* SUPPLIED RECORDS
• • •

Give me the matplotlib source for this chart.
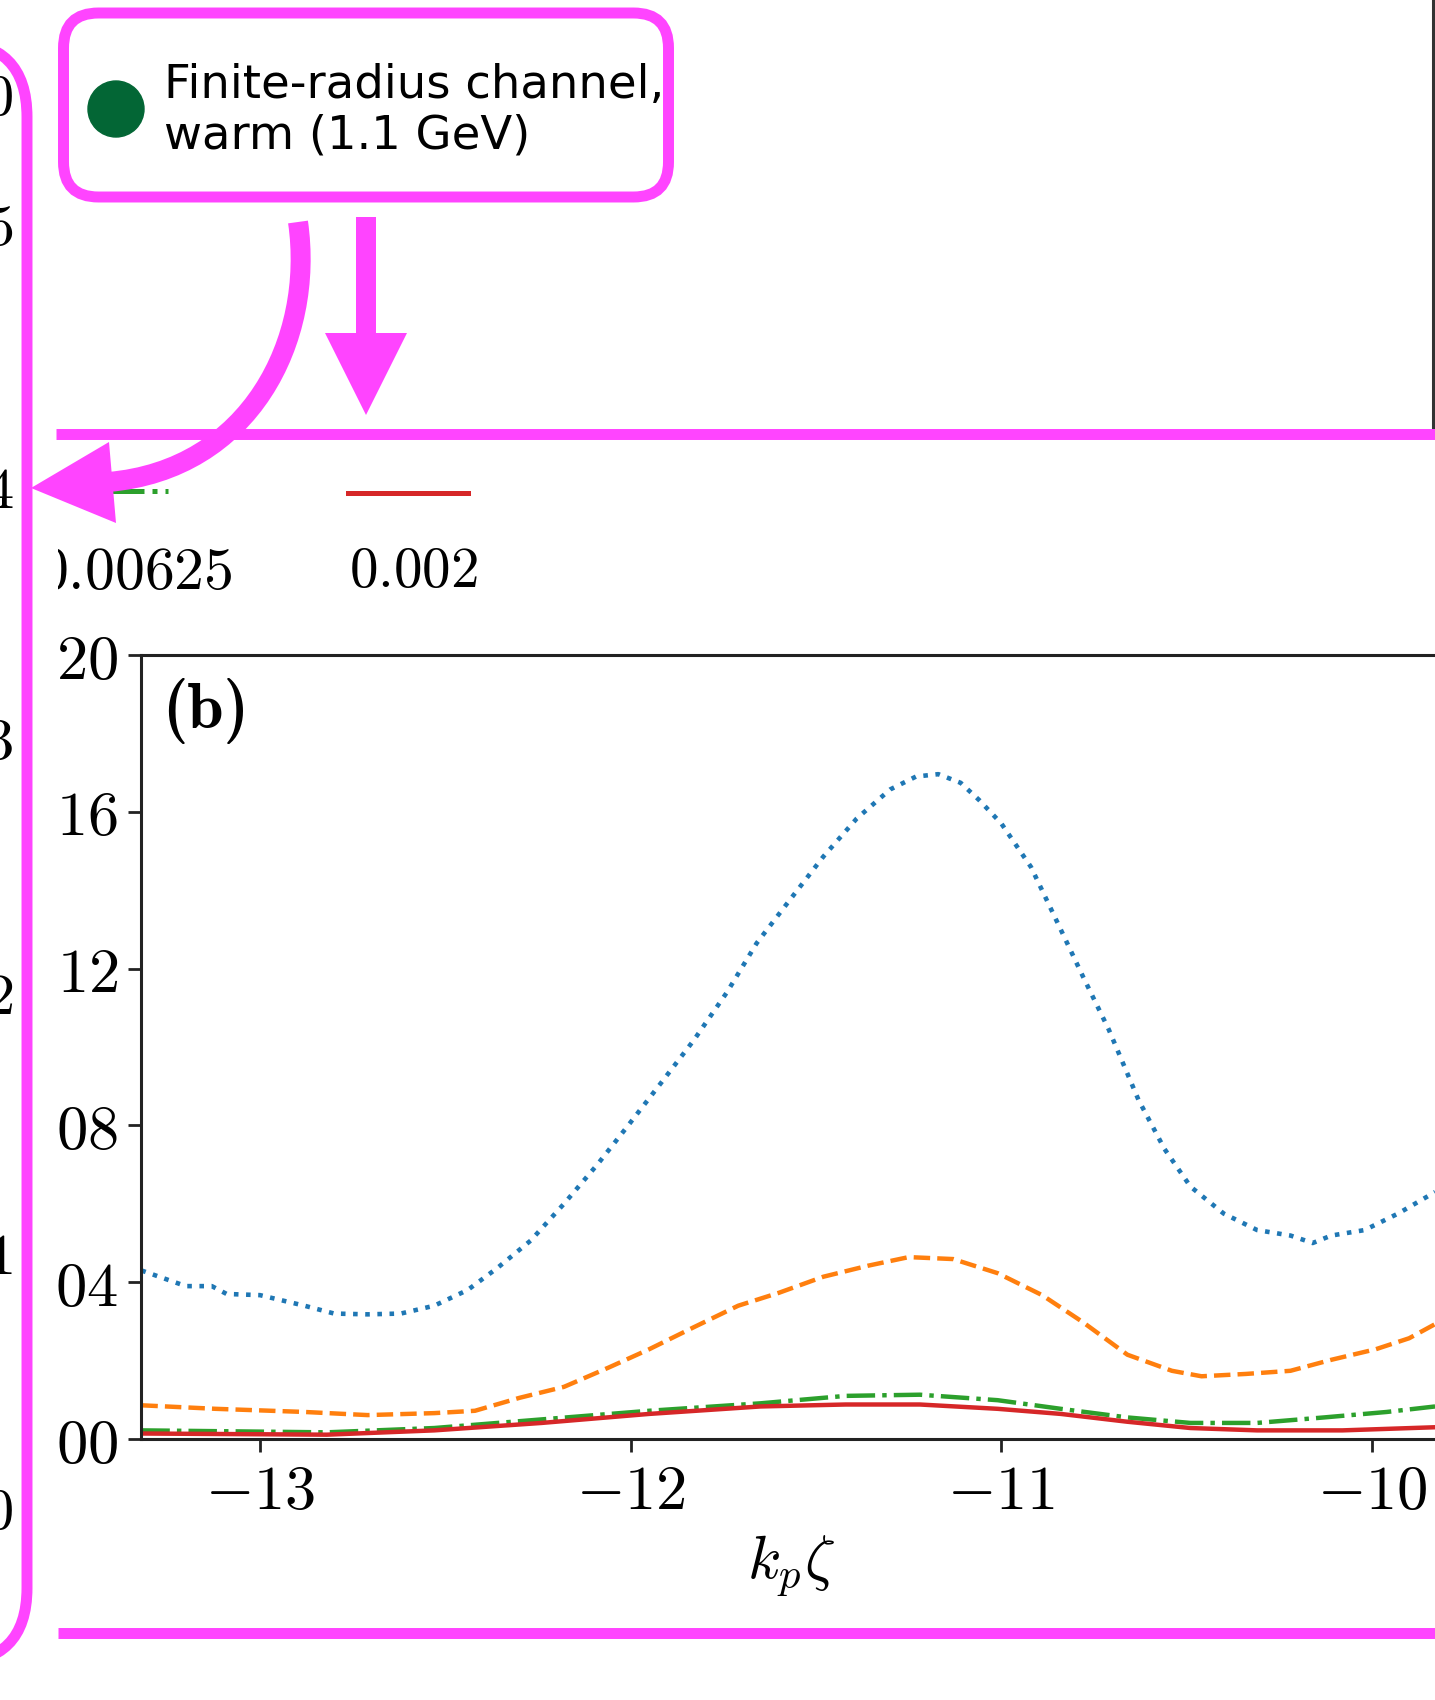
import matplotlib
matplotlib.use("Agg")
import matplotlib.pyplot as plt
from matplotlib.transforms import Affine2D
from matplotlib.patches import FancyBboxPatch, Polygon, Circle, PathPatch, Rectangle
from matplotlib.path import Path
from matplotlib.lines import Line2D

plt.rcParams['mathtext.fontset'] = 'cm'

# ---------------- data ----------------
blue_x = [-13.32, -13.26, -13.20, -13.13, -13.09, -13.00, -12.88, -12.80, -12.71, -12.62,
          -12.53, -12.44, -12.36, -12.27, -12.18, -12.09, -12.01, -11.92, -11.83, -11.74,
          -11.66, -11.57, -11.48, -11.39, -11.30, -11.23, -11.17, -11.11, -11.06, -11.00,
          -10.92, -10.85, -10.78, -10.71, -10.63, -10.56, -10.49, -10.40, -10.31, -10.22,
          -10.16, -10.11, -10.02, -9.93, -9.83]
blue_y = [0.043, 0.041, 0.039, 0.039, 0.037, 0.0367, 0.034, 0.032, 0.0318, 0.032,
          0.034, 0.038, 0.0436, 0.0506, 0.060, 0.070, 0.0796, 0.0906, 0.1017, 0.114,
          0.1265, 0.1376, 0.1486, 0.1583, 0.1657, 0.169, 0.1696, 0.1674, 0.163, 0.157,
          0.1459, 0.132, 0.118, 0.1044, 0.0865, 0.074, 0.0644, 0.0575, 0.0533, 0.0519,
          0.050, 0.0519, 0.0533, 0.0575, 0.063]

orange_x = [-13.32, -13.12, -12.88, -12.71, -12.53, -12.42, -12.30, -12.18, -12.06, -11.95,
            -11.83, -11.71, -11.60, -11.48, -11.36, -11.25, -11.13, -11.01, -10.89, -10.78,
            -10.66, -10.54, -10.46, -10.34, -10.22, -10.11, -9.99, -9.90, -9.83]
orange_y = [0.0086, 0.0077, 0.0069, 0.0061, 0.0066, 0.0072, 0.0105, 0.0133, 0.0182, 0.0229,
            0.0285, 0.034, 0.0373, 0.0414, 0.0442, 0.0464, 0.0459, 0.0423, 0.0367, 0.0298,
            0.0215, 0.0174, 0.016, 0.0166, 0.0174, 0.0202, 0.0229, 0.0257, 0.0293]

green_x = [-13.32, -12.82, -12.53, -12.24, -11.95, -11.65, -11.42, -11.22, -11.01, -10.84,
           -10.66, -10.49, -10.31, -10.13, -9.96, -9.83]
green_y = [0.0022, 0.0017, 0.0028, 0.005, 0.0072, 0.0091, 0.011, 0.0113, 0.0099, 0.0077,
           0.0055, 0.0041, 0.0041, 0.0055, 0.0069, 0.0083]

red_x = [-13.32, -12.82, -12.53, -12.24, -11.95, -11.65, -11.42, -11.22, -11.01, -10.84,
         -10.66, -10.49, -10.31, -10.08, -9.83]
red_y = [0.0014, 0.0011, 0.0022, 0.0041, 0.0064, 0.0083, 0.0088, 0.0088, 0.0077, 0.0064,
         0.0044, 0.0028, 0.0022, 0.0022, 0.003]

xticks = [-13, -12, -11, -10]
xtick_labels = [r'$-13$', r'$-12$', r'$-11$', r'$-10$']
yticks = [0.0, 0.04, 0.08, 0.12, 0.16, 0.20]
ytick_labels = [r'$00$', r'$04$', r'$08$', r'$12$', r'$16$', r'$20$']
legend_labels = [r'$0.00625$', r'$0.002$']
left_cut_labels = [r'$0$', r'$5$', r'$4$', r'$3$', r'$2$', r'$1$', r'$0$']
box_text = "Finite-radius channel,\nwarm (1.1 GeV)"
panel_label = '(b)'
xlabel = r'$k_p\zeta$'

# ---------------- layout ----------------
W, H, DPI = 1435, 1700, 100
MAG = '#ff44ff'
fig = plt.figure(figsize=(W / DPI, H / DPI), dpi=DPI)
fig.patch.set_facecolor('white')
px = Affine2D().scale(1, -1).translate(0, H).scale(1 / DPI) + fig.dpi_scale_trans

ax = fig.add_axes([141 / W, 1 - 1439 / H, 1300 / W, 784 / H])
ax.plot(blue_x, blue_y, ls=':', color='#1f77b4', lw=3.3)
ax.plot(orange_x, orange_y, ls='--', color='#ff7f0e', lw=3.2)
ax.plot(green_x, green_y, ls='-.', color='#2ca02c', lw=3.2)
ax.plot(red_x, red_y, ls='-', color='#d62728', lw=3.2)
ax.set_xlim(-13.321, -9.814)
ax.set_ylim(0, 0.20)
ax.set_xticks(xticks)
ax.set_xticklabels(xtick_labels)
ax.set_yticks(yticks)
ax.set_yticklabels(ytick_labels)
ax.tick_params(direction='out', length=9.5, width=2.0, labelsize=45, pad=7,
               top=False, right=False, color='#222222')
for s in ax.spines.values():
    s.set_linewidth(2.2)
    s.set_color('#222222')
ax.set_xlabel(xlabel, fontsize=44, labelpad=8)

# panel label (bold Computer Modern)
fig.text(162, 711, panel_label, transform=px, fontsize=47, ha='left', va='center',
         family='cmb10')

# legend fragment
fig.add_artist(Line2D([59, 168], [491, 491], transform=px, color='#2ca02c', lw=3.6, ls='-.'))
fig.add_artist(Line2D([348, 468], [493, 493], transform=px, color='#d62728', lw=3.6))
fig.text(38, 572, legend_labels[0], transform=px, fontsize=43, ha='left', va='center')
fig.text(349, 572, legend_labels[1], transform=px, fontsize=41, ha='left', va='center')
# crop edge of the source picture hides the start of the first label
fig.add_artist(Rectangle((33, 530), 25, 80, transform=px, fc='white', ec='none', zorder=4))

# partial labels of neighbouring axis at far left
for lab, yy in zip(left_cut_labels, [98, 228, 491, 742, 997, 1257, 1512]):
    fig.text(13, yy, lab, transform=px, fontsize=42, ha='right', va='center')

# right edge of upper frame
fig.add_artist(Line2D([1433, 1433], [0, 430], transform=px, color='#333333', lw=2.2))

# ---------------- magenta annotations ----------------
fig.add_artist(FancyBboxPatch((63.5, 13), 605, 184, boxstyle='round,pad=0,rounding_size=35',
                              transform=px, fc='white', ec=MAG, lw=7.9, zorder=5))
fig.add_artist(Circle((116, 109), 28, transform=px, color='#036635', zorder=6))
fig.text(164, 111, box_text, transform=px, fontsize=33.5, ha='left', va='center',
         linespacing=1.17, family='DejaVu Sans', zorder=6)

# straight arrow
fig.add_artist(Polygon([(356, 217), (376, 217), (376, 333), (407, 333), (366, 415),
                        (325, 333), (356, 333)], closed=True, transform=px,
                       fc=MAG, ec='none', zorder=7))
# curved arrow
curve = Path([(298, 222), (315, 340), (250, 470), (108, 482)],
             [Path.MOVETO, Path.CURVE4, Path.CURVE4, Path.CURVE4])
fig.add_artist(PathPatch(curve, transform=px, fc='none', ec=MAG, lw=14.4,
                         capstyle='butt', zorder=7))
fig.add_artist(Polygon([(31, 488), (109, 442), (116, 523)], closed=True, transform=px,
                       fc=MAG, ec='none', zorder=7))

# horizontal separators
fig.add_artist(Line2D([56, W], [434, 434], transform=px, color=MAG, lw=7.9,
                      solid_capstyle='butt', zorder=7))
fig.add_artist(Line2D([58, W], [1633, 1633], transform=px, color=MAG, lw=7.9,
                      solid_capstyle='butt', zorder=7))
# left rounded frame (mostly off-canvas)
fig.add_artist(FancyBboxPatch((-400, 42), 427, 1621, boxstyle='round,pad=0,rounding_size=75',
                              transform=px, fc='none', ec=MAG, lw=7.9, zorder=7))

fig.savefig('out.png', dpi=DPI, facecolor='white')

• • •

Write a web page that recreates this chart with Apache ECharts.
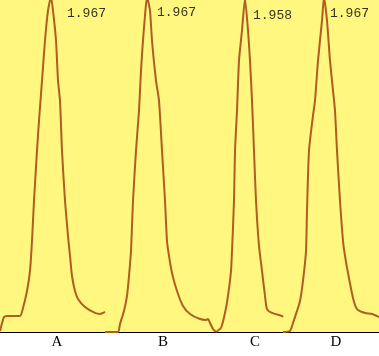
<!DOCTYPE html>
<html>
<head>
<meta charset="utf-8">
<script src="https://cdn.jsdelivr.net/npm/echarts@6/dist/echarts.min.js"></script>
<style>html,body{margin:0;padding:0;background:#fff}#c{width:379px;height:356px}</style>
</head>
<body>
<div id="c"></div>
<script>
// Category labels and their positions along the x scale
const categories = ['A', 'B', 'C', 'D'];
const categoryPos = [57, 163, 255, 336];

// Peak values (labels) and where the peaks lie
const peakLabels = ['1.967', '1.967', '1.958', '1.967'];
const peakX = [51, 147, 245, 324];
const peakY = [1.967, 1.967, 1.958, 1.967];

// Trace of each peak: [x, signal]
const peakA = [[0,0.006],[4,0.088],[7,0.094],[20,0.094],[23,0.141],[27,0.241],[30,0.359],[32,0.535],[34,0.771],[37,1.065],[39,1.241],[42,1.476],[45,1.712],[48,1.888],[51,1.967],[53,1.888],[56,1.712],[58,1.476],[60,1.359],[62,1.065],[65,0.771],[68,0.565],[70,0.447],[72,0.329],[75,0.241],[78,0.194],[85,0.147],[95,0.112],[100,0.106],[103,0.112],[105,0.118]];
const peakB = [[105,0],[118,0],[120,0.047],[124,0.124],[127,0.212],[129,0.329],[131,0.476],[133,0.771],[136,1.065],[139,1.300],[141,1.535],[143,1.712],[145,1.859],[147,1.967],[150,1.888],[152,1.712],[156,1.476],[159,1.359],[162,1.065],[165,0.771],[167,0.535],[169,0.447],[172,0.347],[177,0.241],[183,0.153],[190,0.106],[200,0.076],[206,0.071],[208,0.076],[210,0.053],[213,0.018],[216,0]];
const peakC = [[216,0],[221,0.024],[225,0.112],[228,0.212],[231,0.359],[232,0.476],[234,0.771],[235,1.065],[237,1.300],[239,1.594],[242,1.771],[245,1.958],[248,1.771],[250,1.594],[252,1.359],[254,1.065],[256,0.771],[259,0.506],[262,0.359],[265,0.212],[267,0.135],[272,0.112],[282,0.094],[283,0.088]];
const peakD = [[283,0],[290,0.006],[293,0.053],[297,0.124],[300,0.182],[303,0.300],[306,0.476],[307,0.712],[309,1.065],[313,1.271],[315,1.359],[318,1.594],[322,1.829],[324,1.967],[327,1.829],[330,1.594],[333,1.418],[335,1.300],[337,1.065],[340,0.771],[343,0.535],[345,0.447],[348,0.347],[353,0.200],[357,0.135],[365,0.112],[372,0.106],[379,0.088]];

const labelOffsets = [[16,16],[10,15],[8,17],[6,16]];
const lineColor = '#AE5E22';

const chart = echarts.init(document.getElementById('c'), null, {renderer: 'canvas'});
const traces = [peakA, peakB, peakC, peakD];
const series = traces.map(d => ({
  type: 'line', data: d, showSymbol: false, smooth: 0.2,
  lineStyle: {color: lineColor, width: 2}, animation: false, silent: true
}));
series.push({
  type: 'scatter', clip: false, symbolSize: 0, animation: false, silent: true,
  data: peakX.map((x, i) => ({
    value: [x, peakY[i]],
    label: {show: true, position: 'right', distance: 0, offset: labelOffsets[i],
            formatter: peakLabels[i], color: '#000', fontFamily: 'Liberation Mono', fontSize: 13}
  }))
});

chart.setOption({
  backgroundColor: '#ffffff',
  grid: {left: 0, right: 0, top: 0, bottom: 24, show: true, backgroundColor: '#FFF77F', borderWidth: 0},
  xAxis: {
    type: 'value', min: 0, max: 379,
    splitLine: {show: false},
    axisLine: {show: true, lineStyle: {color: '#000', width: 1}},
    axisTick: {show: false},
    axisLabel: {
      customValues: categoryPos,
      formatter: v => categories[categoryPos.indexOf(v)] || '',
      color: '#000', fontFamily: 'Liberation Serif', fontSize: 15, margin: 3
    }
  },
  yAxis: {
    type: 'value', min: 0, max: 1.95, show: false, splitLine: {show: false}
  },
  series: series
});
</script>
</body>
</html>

• • •

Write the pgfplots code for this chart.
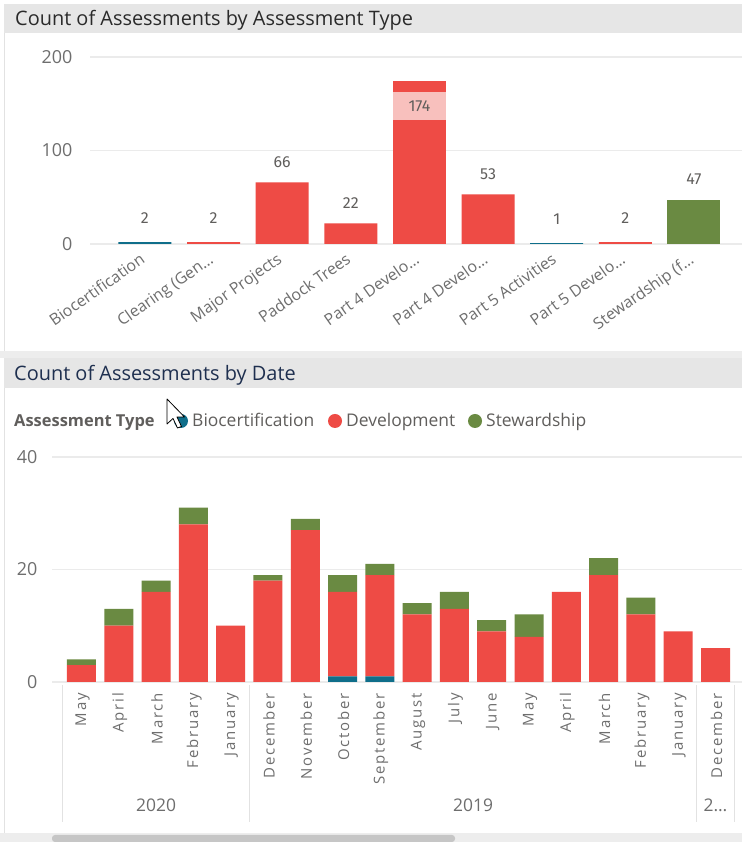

• • •

* PROBLEM REQUIREMENTS
Copy word for word only the lines above from the one with "Give me the matplotlib source for this chart." through the one with "plt.rcParams['mathtext.fontset'] = 'cm'". Leave pictures out.

* RESULT
Give me the matplotlib source for this chart.
import matplotlib
matplotlib.use("Agg")
import matplotlib.pyplot as plt
from matplotlib.transforms import Affine2D
from matplotlib.patches import FancyBboxPatch, Polygon, Circle, PathPatch, Rectangle
from matplotlib.path import Path
from matplotlib.lines import Line2D

plt.rcParams['mathtext.fontset'] = 'cm'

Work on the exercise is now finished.